How High Can High-Waisted Pants Go?

Inside Judi Rosen’s Nolita denim boutique is a mustard-yellow orb that sits with a satisfying weight in your palm, like an oversized 1-ball. Grafted onto its side is a small reflecting glass that you hold at shoulder level. This is the “butt mirror.” There you are, posing like Maleficent clutching a poisoned apple, with your back to a larger, full-length mirror. This double-reflection technique is familiar from any hairdresser’s, but in Rosen’s tiny dollop of a shop, on Elizabeth Street, which she opened earlier this year, this simple act of hindsight feels oddly illicit. We are not often asked to gaze upon our own full moons and assess their waxing dimensions. The human head never quite evolved to turn that way. The view can be a shock—not necessarily unpleasant, but uncanny. Evaluating your own backside, you feel both recognition and remoteness, as if meeting a distant cousin at a compulsory family gathering.
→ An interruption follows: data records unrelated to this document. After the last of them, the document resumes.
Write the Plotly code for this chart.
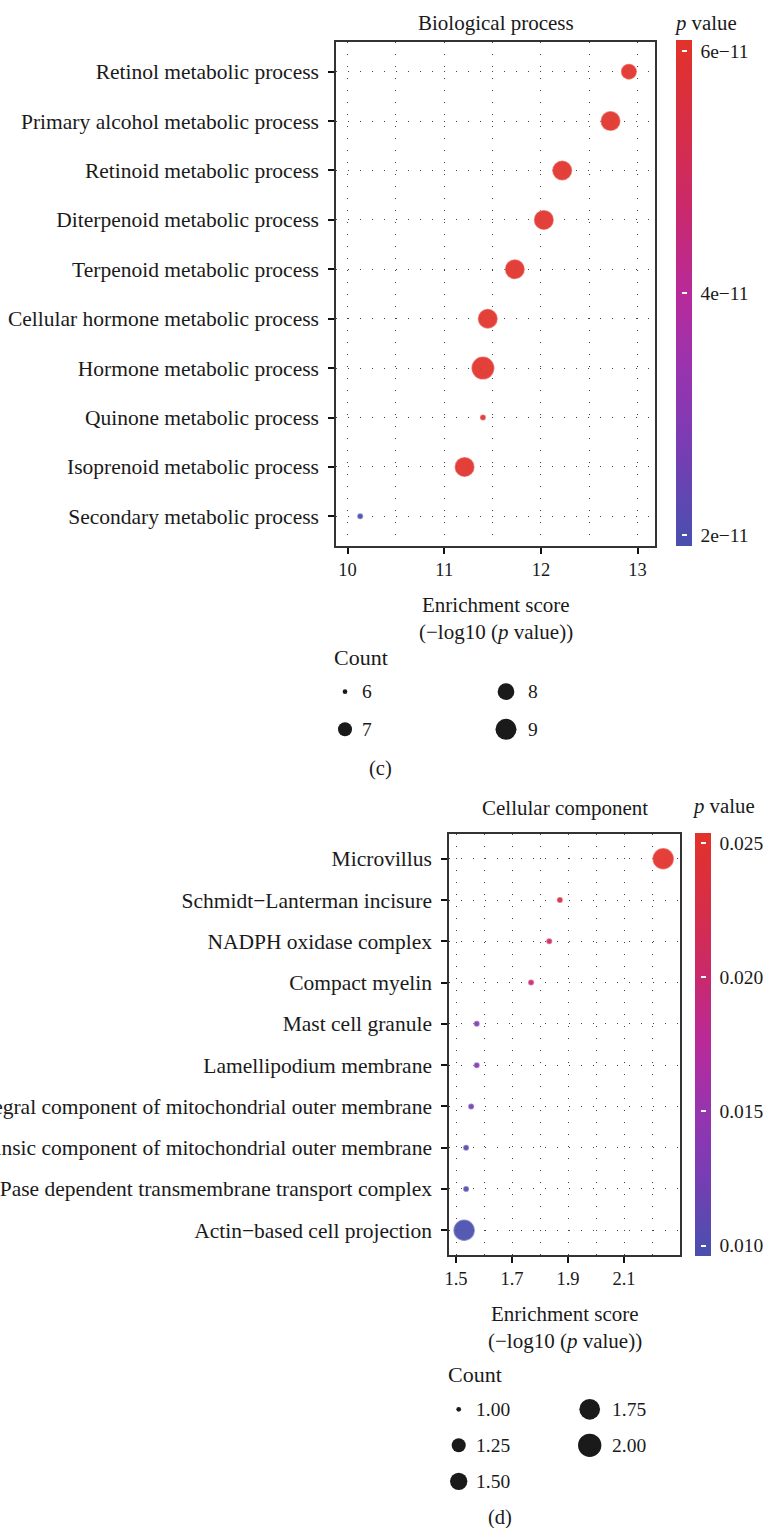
import plotly.graph_objects as go

# ---------------- data ----------------
bp_terms = [
    "Retinol metabolic process",
    "Primary alcohol metabolic process",
    "Retinoid metabolic process",
    "Diterpenoid metabolic process",
    "Terpenoid metabolic process",
    "Cellular hormone metabolic process",
    "Hormone metabolic process",
    "Quinone metabolic process",
    "Isoprenoid metabolic process",
    "Secondary metabolic process",
]
bp_score = [12.91, 12.72, 12.22, 12.03, 11.73, 11.45, 11.40, 11.40, 11.21, 10.13]
bp_count = [7, 8, 8, 8, 8, 8, 9, 6, 8, 6]
bp_pvalue = [6.05e-11, 6.05e-11, 6.05e-11, 6.05e-11, 6.05e-11,
             6.05e-11, 6.05e-11, 6.05e-11, 6.05e-11, 1.95e-11]
bp_xticks = [10, 11, 12, 13]
bp_cticks = [2e-11, 4e-11, 6e-11]
bp_cticktext = ["2e\u221211", "4e\u221211", "6e\u221211"]
bp_legend_counts = [6, 7, 8, 9]

cc_terms = [
    "Microvillus",
    "Schmidt\u2212Lanterman incisure",
    "NADPH oxidase complex",
    "Compact myelin",
    "Mast cell granule",
    "Lamellipodium membrane",
    "Integral component of mitochondrial outer membrane",
    "Intrinsic component of mitochondrial outer membrane",
    "ATPase dependent transmembrane transport complex",
    "Actin\u2212based cell projection",
]
cc_score = [2.240, 1.871, 1.833, 1.768, 1.574, 1.574, 1.554, 1.536, 1.536, 1.529]
cc_count = [2, 1, 1, 1, 1, 1, 1, 1, 1, 2]
cc_pvalue = [0.0253, 0.0225, 0.0212, 0.0200, 0.0135, 0.0135, 0.0122, 0.0106, 0.0103, 0.0097]
cc_xticks = [1.5, 1.7, 1.9, 2.1]
cc_cticks = [0.010, 0.015, 0.020, 0.025]
cc_cticktext = ["0.010", "0.015", "0.020", "0.025"]
cc_legend_counts = [1.00, 1.25, 1.50, 1.75, 2.00]
cc_legend_text = ["1.00", "1.25", "1.50", "1.75", "2.00"]

# ---------------- styles ----------------
W, H = 769, 1528
FONT = "Liberation Serif"
TXT = "#1a1a1a"
SCALE = [[0.0, "#4850AE"], [0.2, "#7A3CB4"], [0.35, "#9834AE"], [0.5, "#B82A9A"],
         [0.65, "#C8296F"], [0.8, "#D52D4C"], [1.0, "#E2322A"]]
CLEAR = [[0, "rgba(0,0,0,0)"], [1, "rgba(0,0,0,0)"]]
GRID_DASH = "1px,11px"

bp_size = {6: 6, 7: 16, 8: 20, 9: 23}
bp_leg_size = {6: 4.7, 7: 14, 8: 16.7, 9: 21}
cc_size = {1: 6, 2: 21.5}
cc_leg_size = [4.7, 14, 17.3, 20.7, 23.3]

LABEL_SIZE = 21.5
TITLE_SIZE = 21
TICK_SIZE = 18.5
PAD = -4  # annotation inner padding compensation


def fx(p):
    return p / W


def fy(p):
    return 1 - p / H


fig = go.Figure()

rim = dict(width=1.5, color="rgba(255,255,255,0.35)")

fig.add_trace(go.Scatter(
    x=bp_score, y=bp_terms, mode="markers", xaxis="x", yaxis="y", showlegend=False,
    marker=dict(size=[bp_size[c] for c in bp_count], color=bp_pvalue,
                coloraxis="coloraxis", opacity=0.93, line=rim)))
fig.add_trace(go.Scatter(
    x=cc_score, y=cc_terms, mode="markers", xaxis="x2", yaxis="y2", showlegend=False,
    marker=dict(size=[cc_size[c] for c in cc_count], color=cc_pvalue,
                coloraxis="coloraxis2", opacity=0.93, line=rim)))
# ghost traces: carry the white tick marks drawn inside each colour bar
for ca in ["coloraxis3", "coloraxis5"]:
    fig.add_trace(go.Scatter(
        x=bp_score, y=bp_terms, mode="markers", xaxis="x", yaxis="y", showlegend=False,
        hoverinfo="skip", marker=dict(color=bp_pvalue, coloraxis=ca, opacity=0)))
for ca in ["coloraxis4", "coloraxis6"]:
    fig.add_trace(go.Scatter(
        x=cc_score, y=cc_terms, mode="markers", xaxis="x2", yaxis="y2", showlegend=False,
        hoverinfo="skip", marker=dict(color=cc_pvalue, coloraxis=ca, opacity=0)))

# legend keys (pixel-space helper axes)
bp_leg_sym_x = [345, 506]
bp_leg_txt_x = [364, 530]
bp_leg_y0, bp_leg_dy, bp_nrow = 691.7, 37.6, 2
cc_leg_sym_x = [458.7, 589.7]
cc_leg_txt_x = [478, 614]
cc_leg_y0, cc_leg_dy, cc_nrow = 1409.3, 36.0, 3

lx, ly, ls = [], [], []
annotations = []
for i, c in enumerate(bp_legend_counts):
    col, row = i // bp_nrow, i % bp_nrow
    lx.append(bp_leg_sym_x[col]); ly.append(bp_leg_y0 + row * bp_leg_dy); ls.append(bp_leg_size[c])
    annotations.append(dict(text=str(c), x=fx(bp_leg_txt_x[col]), y=fy(bp_leg_y0 + row * bp_leg_dy),
                            xanchor="left", yanchor="middle", xshift=PAD, font=dict(size=19.5)))
for i, c in enumerate(cc_legend_counts):
    col, row = i // cc_nrow, i % cc_nrow
    lx.append(cc_leg_sym_x[col]); ly.append(cc_leg_y0 + row * cc_leg_dy); ls.append(cc_leg_size[i])
    annotations.append(dict(text=cc_legend_text[i], x=fx(cc_leg_txt_x[col]), y=fy(cc_leg_y0 + row * cc_leg_dy),
                            xanchor="left", yanchor="middle", xshift=PAD, font=dict(size=19.5)))
fig.add_trace(go.Scatter(x=lx, y=ly, mode="markers", xaxis="x3", yaxis="y3", showlegend=False,
                         hoverinfo="skip",
                         marker=dict(size=ls, color=TXT, opacity=1, line=dict(width=0))))


# text annotations
def note(text, x, y, size, xanchor="center"):
    annotations.append(dict(text=text, x=fx(x), y=fy(y), xanchor=xanchor, yanchor="middle",
                            xshift=PAD if xanchor == "left" else 0, font=dict(size=size)))


note("Biological process", 495.5, 23, TITLE_SIZE)
note("Enrichment score", 495.5, 605, TITLE_SIZE)
note("(\u2212log10 (<i>p</i> value))", 495.5, 632, TITLE_SIZE)
note("<i>p</i> value", 676, 23, 20.8, "left")
note("Count", 336, 657, 22, "left")
note("(c)", 380, 768, 20.5)

note("Cellular component", 564.5, 808, TITLE_SIZE)
note("Enrichment score", 564.5, 1314, TITLE_SIZE)
note("(\u2212log10 (<i>p</i> value))", 564.5, 1341, TITLE_SIZE)
note("<i>p</i> value", 694, 806, 20.8, "left")
note("Count", 450, 1374, 22, "left")
note("(d)", 500, 1517, 20.5)

for a in annotations:
    a.update(xref="paper", yref="paper", showarrow=False)
    a["font"].update(family=FONT, color=TXT)


def xaxis(domain, rng, ticks, minor_dtick, anchor):
    return dict(domain=domain, range=rng, anchor=anchor, automargin=False,
                tickmode="array", tickvals=ticks,
                ticks="outside", ticklen=6, tickwidth=2, tickcolor="#111",
                showline=True, mirror=True, linecolor="#333", linewidth=1.5,
                showgrid=True, gridcolor="#444", gridwidth=1.2, griddash=GRID_DASH,
                minor=dict(dtick=minor_dtick, tick0=ticks[0], showgrid=True, gridcolor="#444",
                           gridwidth=1.2, griddash=GRID_DASH, ticks=""),
                zeroline=False, tickfont=dict(family=FONT, size=TICK_SIZE, color=TXT))


def yaxis(domain, cats, anchor):
    return dict(domain=domain, type="category", categoryorder="array", categoryarray=cats,
                range=[len(cats) - 0.4, -0.6], anchor=anchor, automargin=False,
                ticks="outside", ticklen=6, tickwidth=2, tickcolor="#111",
                showline=True, mirror=True, linecolor="#333", linewidth=1.5,
                showgrid=True, gridcolor="#444", gridwidth=1.2, griddash=GRID_DASH,
                ticklabelstandoff=5,
                zeroline=False, tickfont=dict(family=FONT, size=LABEL_SIZE, color=TXT))


def cbar(xleft, ytop, ybot, tickvals, ticktext):
    # main bar; white outside ticks only act as label padding
    return dict(x=fx(xleft), xanchor="left", xpad=0, ypad=0, y=fy((ytop + ybot) / 2), yanchor="middle",
                len=ybot - ytop, lenmode="pixels", thickness=16, thicknessmode="pixels",
                outlinewidth=0, borderwidth=0, tickmode="array", tickvals=tickvals, ticktext=ticktext,
                ticks="outside", ticklen=5, tickwidth=2, tickcolor="white",
                tickfont=dict(family=FONT, size=19.5, color=TXT))


def ghostbar(xright, ytop, ybot, tickvals):
    return dict(x=fx(xright), xanchor="right", xpad=0, ypad=0, y=fy((ytop + ybot) / 2), yanchor="middle",
                len=ybot - ytop, lenmode="pixels", thickness=1, thicknessmode="pixels",
                outlinewidth=0, borderwidth=0, tickmode="array", tickvals=tickvals,
                showticklabels=False, ticks="inside", ticklen=5, tickwidth=2, tickcolor="white")


bp_crange = (1.91e-11, 6.09e-11)
cc_crange = (0.00962, 0.0254)

fig.update_layout(
    width=W, height=H, autosize=False,
    margin=dict(l=0, r=0, t=0, b=0, autoexpand=False),
    paper_bgcolor="white", plot_bgcolor="rgba(0,0,0,0)",
    font=dict(family=FONT, color=TXT),
    showlegend=False,
    xaxis=xaxis([fx(336), fx(655)], [9.88, 13.18], bp_xticks, 0.5, "y"),
    yaxis=yaxis([fy(546), fy(42)], bp_terms, "x"),
    xaxis2=xaxis([fx(449), fx(680)], [1.475, 2.30], cc_xticks, 0.1, "y2"),
    yaxis2=yaxis([fy(1255), fy(834)], cc_terms, "x2"),
    xaxis3=dict(domain=[0, 1], range=[0, W], visible=False, anchor="y3", fixedrange=True),
    yaxis3=dict(domain=[0, 1], range=[H, 0], visible=False, anchor="x3", fixedrange=True),
    coloraxis=dict(colorscale=SCALE, cmin=bp_crange[0], cmax=bp_crange[1],
                   colorbar=cbar(676, 40, 546, bp_cticks, bp_cticktext)),
    coloraxis2=dict(colorscale=SCALE, cmin=cc_crange[0], cmax=cc_crange[1],
                    colorbar=cbar(695, 832.7, 1255.7, cc_cticks, cc_cticktext)),
    coloraxis3=dict(colorscale=CLEAR, cmin=bp_crange[0], cmax=bp_crange[1],
                    colorbar=ghostbar(681, 40, 546, bp_cticks)),
    coloraxis4=dict(colorscale=CLEAR, cmin=cc_crange[0], cmax=cc_crange[1],
                    colorbar=ghostbar(700, 832.7, 1255.7, cc_cticks)),
    coloraxis5=dict(colorscale=CLEAR, cmin=bp_crange[0], cmax=bp_crange[1],
                    colorbar=ghostbar(692, 40, 546, bp_cticks)),
    coloraxis6=dict(colorscale=CLEAR, cmin=cc_crange[0], cmax=cc_crange[1],
                    colorbar=ghostbar(711, 832.7, 1255.7, cc_cticks)),
    annotations=annotations,
)

fig.write_html("out.html", config={"displayModeBar": False},
               post_script="document.body.style.margin='0';")
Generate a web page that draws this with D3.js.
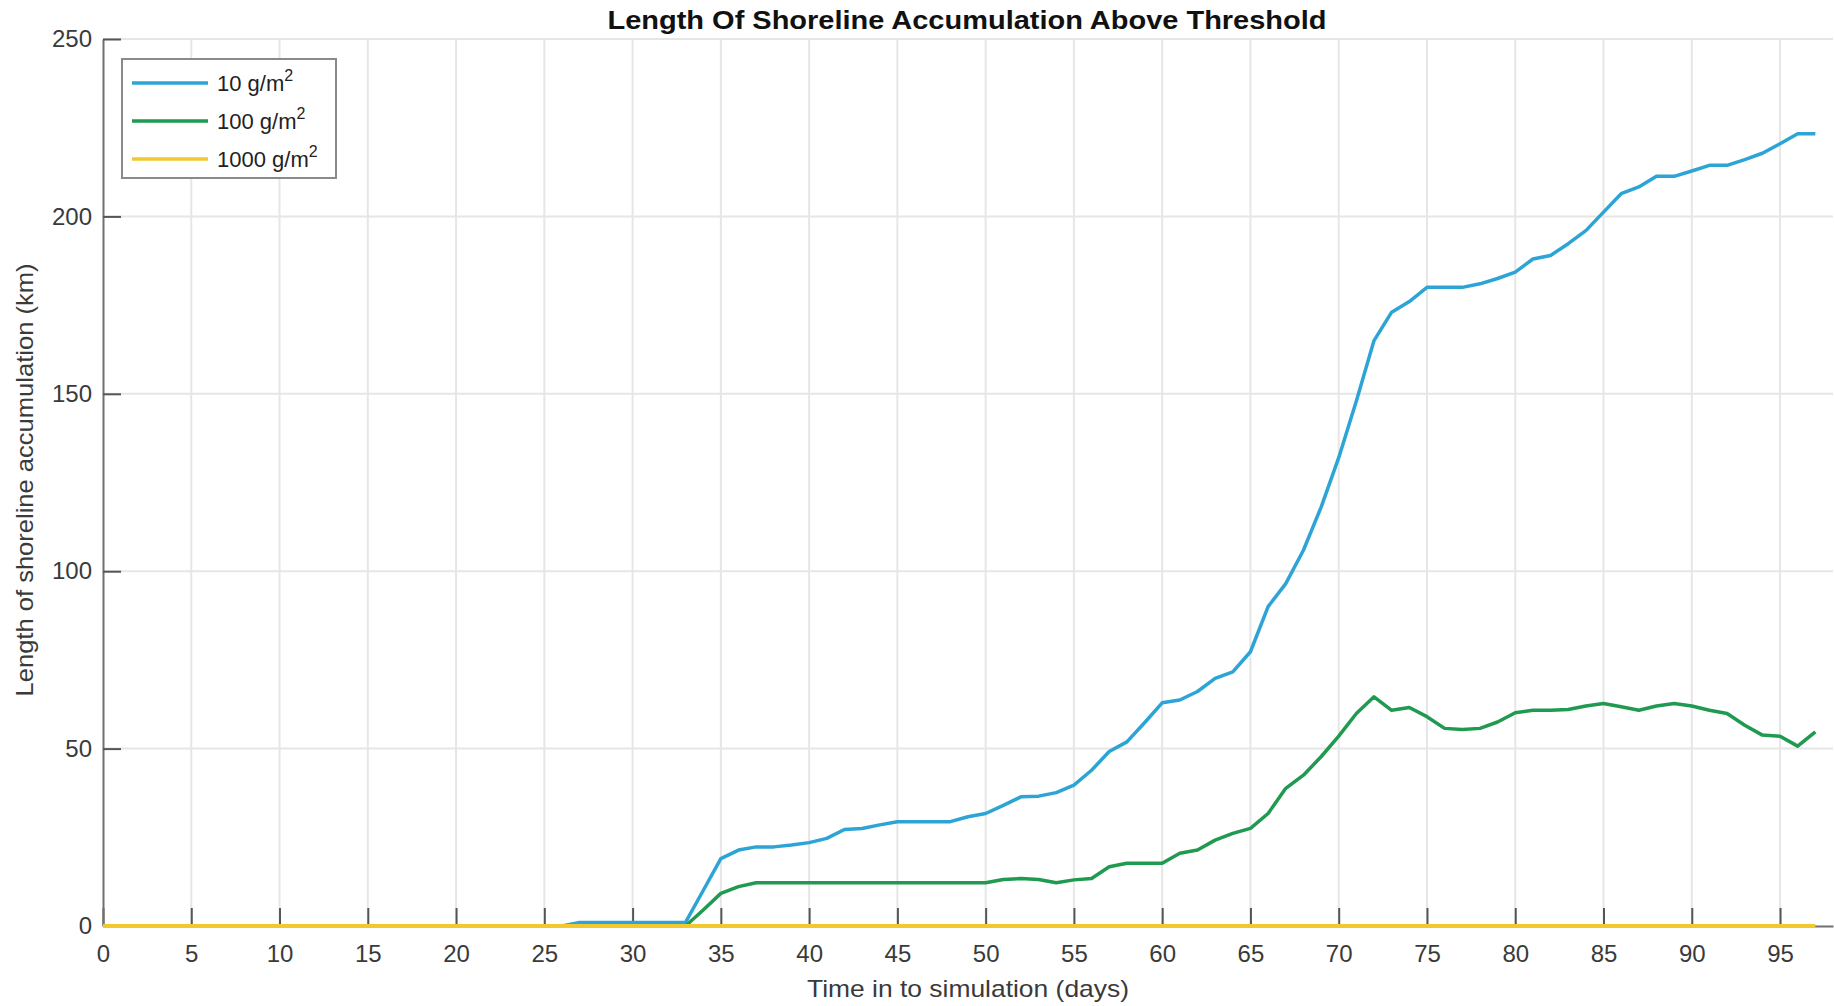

Rosen, who is forty-nine years old but has the spritely affect and bubbly drawl of an N.Y.U. undergrad, put the butt mirror into my hand on a recent October afternoon because she wanted to prove a point. Her point is that super-high-waisted jeans—a cut that Rosen first began pushing in the early two-thousands, when she owned a cult-popular downtown shop called the Good the Bad & the Ugly—make everyone’s rump look rounded and Rubenesque. I had just wriggled, with great effort, into a pair of her wide-legged stovepipe jeans, which have a thirteen-inch rise and come up past my sternum. Rosen’s jeans are meant to fit snugly, or, as she put it,“like a sausage.” Each pair comes with a tiny fabric flap printed with detailed instructions for getting them on: first, yank the pants over the derriere, then fasten the button, then hike them up another two inches, then zip. While I was in the dressing room grunting my way through these four steps, Rosen called out to ask if I was sweating yet. I told her I was considering lying down on the ground to get the zipper up; Rosen told me I would be far from the first customer to do so.